## Instructions to follow
Return the listing below in full, with every line exactly as it is.

━━━━━━━━━━━━━━━━━━━━━━━━━━━━━━

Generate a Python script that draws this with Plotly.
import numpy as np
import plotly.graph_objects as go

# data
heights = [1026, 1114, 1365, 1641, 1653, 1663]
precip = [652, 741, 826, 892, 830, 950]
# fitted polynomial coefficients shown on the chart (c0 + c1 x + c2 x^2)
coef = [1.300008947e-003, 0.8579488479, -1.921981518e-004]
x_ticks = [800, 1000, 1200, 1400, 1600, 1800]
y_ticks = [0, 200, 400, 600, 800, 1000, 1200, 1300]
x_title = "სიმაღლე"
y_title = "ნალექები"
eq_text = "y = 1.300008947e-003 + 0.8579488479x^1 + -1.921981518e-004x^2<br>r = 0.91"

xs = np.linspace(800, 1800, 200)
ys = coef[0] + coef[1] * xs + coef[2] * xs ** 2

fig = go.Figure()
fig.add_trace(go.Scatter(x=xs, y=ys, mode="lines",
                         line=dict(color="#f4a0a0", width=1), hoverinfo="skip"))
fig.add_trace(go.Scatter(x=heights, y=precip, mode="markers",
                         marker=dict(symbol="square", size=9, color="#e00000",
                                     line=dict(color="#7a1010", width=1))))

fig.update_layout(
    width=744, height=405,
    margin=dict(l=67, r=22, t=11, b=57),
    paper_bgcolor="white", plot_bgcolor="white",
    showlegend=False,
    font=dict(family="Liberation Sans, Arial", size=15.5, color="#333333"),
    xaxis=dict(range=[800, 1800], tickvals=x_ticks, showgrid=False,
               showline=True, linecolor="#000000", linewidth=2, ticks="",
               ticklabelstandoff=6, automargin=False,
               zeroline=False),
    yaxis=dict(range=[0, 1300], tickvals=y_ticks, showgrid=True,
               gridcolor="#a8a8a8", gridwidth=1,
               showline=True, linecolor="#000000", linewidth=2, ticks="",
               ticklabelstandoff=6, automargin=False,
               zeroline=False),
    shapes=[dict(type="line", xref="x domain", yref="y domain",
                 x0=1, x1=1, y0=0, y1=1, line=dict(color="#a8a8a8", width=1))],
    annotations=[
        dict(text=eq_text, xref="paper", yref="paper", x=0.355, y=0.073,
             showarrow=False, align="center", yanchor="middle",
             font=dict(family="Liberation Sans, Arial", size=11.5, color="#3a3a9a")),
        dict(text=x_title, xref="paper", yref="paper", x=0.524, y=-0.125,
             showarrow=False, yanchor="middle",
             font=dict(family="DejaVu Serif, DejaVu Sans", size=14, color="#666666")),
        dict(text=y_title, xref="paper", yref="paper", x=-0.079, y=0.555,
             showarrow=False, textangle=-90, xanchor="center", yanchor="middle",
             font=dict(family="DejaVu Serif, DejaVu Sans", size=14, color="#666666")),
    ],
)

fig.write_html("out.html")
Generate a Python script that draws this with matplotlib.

━━━━━━━━━━━━━━━━━━━━━━━━━━━━━━

## Output below
Generate a Python script that draws this with Plotly.
import numpy as np
import plotly.graph_objects as go

# data
heights = [1026, 1114, 1365, 1641, 1653, 1663]
precip = [652, 741, 826, 892, 830, 950]
# fitted polynomial coefficients shown on the chart (c0 + c1 x + c2 x^2)
coef = [1.300008947e-003, 0.8579488479, -1.921981518e-004]
x_ticks = [800, 1000, 1200, 1400, 1600, 1800]
y_ticks = [0, 200, 400, 600, 800, 1000, 1200, 1300]
x_title = "სიმაღლე"
y_title = "ნალექები"
eq_text = "y = 1.300008947e-003 + 0.8579488479x^1 + -1.921981518e-004x^2<br>r = 0.91"

xs = np.linspace(800, 1800, 200)
ys = coef[0] + coef[1] * xs + coef[2] * xs ** 2

fig = go.Figure()
fig.add_trace(go.Scatter(x=xs, y=ys, mode="lines",
                         line=dict(color="#f4a0a0", width=1), hoverinfo="skip"))
fig.add_trace(go.Scatter(x=heights, y=precip, mode="markers",
                         marker=dict(symbol="square", size=9, color="#e00000",
                                     line=dict(color="#7a1010", width=1))))

fig.update_layout(
    width=744, height=405,
    margin=dict(l=67, r=22, t=11, b=57),
    paper_bgcolor="white", plot_bgcolor="white",
    showlegend=False,
    font=dict(family="Liberation Sans, Arial", size=15.5, color="#333333"),
    xaxis=dict(range=[800, 1800], tickvals=x_ticks, showgrid=False,
               showline=True, linecolor="#000000", linewidth=2, ticks="",
               ticklabelstandoff=6, automargin=False,
               zeroline=False),
    yaxis=dict(range=[0, 1300], tickvals=y_ticks, showgrid=True,
               gridcolor="#a8a8a8", gridwidth=1,
               showline=True, linecolor="#000000", linewidth=2, ticks="",
               ticklabelstandoff=6, automargin=False,
               zeroline=False),
    shapes=[dict(type="line", xref="x domain", yref="y domain",
                 x0=1, x1=1, y0=0, y1=1, line=dict(color="#a8a8a8", width=1))],
    annotations=[
        dict(text=eq_text, xref="paper", yref="paper", x=0.355, y=0.073,
             showarrow=False, align="center", yanchor="middle",
             font=dict(family="Liberation Sans, Arial", size=11.5, color="#3a3a9a")),
        dict(text=x_title, xref="paper", yref="paper", x=0.524, y=-0.125,
             showarrow=False, yanchor="middle",
             font=dict(family="DejaVu Serif, DejaVu Sans", size=14, color="#666666")),
        dict(text=y_title, xref="paper", yref="paper", x=-0.079, y=0.555,
             showarrow=False, textangle=-90, xanchor="center", yanchor="middle",
             font=dict(family="DejaVu Serif, DejaVu Sans", size=14, color="#666666")),
    ],
)

fig.write_html("out.html")
Generate a Python script that draws this with matplotlib.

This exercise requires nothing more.